=== STORED DATA ===
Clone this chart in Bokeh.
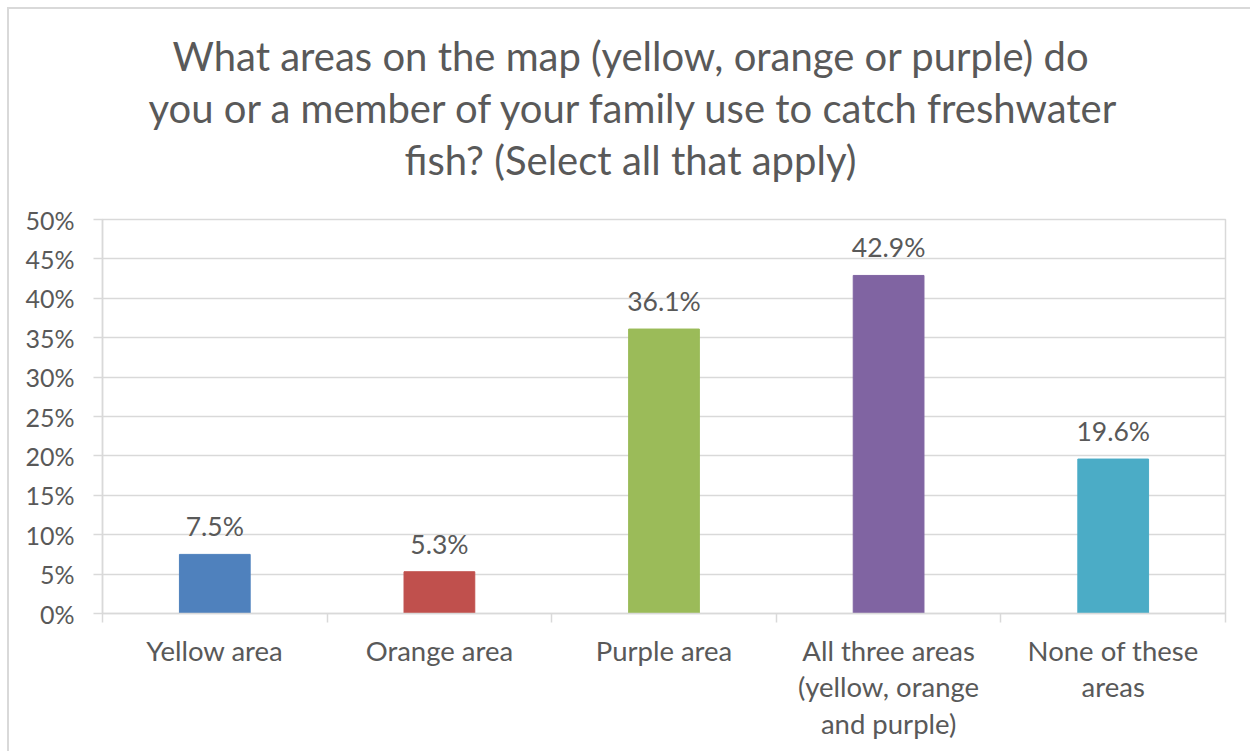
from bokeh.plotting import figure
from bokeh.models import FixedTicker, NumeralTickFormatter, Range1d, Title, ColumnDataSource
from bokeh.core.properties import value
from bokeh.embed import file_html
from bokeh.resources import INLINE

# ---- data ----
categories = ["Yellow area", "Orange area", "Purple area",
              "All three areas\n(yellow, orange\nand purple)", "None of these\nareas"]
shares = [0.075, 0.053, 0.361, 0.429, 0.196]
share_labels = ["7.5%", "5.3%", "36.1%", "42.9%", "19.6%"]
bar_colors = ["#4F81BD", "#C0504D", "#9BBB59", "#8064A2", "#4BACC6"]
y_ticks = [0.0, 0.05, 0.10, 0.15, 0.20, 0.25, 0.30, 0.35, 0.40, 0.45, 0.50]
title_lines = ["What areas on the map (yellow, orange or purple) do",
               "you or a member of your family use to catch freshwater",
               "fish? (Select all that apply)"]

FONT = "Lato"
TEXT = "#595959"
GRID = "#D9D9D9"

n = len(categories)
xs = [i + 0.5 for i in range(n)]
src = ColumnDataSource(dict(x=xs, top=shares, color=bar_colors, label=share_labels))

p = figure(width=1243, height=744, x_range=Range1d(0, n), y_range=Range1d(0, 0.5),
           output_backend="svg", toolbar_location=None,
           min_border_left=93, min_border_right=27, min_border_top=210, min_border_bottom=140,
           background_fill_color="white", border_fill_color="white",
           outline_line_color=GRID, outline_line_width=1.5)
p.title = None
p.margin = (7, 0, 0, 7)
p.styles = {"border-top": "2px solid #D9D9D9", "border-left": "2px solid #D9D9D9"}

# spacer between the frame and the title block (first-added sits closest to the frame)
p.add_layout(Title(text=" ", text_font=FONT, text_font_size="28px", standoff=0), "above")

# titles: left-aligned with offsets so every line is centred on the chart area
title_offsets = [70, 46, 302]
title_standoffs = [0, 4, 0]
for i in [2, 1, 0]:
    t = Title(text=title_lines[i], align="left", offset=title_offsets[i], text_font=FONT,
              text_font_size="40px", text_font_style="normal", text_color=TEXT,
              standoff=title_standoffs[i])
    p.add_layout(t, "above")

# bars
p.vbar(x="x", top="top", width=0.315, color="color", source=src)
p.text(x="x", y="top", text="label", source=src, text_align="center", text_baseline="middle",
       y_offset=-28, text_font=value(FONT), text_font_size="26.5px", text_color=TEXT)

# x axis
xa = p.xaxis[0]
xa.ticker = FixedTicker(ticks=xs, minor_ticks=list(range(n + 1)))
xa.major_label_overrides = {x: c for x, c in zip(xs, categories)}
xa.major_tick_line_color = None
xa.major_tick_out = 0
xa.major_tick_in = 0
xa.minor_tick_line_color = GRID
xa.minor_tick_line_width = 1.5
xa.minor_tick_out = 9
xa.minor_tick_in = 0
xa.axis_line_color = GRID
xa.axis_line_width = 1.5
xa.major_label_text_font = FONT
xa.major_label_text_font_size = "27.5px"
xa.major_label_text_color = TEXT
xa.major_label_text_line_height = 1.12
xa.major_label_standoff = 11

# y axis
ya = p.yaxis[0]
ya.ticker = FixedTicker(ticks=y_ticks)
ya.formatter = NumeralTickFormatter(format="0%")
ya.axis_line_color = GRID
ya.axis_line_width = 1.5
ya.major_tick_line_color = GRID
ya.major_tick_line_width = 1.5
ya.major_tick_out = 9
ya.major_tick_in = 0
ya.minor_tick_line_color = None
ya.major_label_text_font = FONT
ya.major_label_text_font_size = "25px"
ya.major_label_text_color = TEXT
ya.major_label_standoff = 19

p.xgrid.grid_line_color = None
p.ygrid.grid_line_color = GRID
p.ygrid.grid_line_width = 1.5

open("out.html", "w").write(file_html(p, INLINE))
===
→ WHAT YOU NEED TO DO: Exactly as they appear, print the lines of the listing above from its first line through the line that contains "from bokeh.resources import INLINE", minus the pictures.

→ ANSWER TO THIS TASK:
Clone this chart in Bokeh.
from bokeh.plotting import figure
from bokeh.models import FixedTicker, NumeralTickFormatter, Range1d, Title, ColumnDataSource
from bokeh.core.properties import value
from bokeh.embed import file_html
from bokeh.resources import INLINE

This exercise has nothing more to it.